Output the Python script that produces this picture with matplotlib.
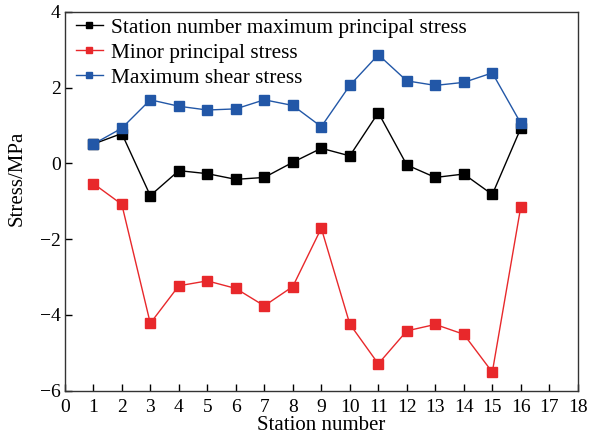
import numpy as np
import matplotlib
matplotlib.use("Agg")
import matplotlib.pyplot as plt

plt.rcParams["font.family"] = ["Liberation Serif", "DejaVu Serif"]

# station numbers and stress values (MPa)
stations = [1, 2, 3, 4, 5, 6, 7, 8, 9, 10, 11, 12, 13, 14, 15, 16]
max_principal = [0.51, 0.79, -0.85, -0.19, -0.27, -0.42, -0.37, 0.03,
                 0.40, 0.20, 1.34, -0.04, -0.37, -0.28, -0.82, 0.93]
minor_principal = [-0.53, -1.08, -4.22, -3.23, -3.10, -3.30, -3.76, -3.25,
                   -1.71, -4.24, -5.29, -4.42, -4.25, -4.51, -5.51, -1.14]
max_shear = [0.51, 0.93, 1.68, 1.51, 1.41, 1.44, 1.68, 1.53,
             0.97, 2.06, 2.87, 2.18, 2.06, 2.14, 2.39, 1.06]

fig = plt.figure(figsize=(5.89, 4.41), dpi=100)
ax = fig.add_axes([0.110, 0.114, 0.871, 0.859])

ax.plot(stations, max_principal, color="black", marker="s", markersize=7,
        linewidth=1, label="Station number maximum principal stress")
ax.plot(stations, minor_principal, color="#e8282b", marker="s", markersize=7,
        linewidth=1, label="Minor principal stress")
ax.plot(stations, max_shear, color="#2257a7", marker="s", markersize=7,
        linewidth=1, label="Maximum shear stress")

ax.set_xlim(0, 18)
ax.set_ylim(-6, 4)
ax.set_xticks(range(0, 19))
ax.set_yticks([-6, -4, -2, 0, 2, 4])
ax.set_yticklabels(["\u22126", "\u22124", "\u22122", "0", "2", "4"])
ax.tick_params(direction="in", labelsize=14, length=5, width=1)
ax.tick_params(axis="x", pad=6)
ax.tick_params(axis="y", pad=3)
for s in ax.spines.values():
    s.set_linewidth(1)
    s.set_color("#333333")

ax.set_xlabel("Station number", fontsize=15, labelpad=0)
ax.set_ylabel("Stress/MPa", fontsize=15)
ax.yaxis.set_label_coords(-0.075, 0.56)

ax.legend(loc="upper left", bbox_to_anchor=(0.021, 0.986), frameon=False,
          fontsize=15.3, handlelength=1.25, handletextpad=0.4,
          labelspacing=0.25, borderaxespad=0, borderpad=0.02,
          markerscale=0.65)

fig.savefig("out.png", dpi=100)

----

SHORT TASK:
Repeat the listing above up to and including the line with "ax = fig.add_axes([0.110, 0.114, 0.871, 0.859])", starting from its first line. Drop any pictures.

EXERCISE RESPONSE:
Output the Python script that produces this picture with matplotlib.
import numpy as np
import matplotlib
matplotlib.use("Agg")
import matplotlib.pyplot as plt

plt.rcParams["font.family"] = ["Liberation Serif", "DejaVu Serif"]

# station numbers and stress values (MPa)
stations = [1, 2, 3, 4, 5, 6, 7, 8, 9, 10, 11, 12, 13, 14, 15, 16]
max_principal = [0.51, 0.79, -0.85, -0.19, -0.27, -0.42, -0.37, 0.03,
                 0.40, 0.20, 1.34, -0.04, -0.37, -0.28, -0.82, 0.93]
minor_principal = [-0.53, -1.08, -4.22, -3.23, -3.10, -3.30, -3.76, -3.25,
                   -1.71, -4.24, -5.29, -4.42, -4.25, -4.51, -5.51, -1.14]
max_shear = [0.51, 0.93, 1.68, 1.51, 1.41, 1.44, 1.68, 1.53,
             0.97, 2.06, 2.87, 2.18, 2.06, 2.14, 2.39, 1.06]

fig = plt.figure(figsize=(5.89, 4.41), dpi=100)
ax = fig.add_axes([0.110, 0.114, 0.871, 0.859])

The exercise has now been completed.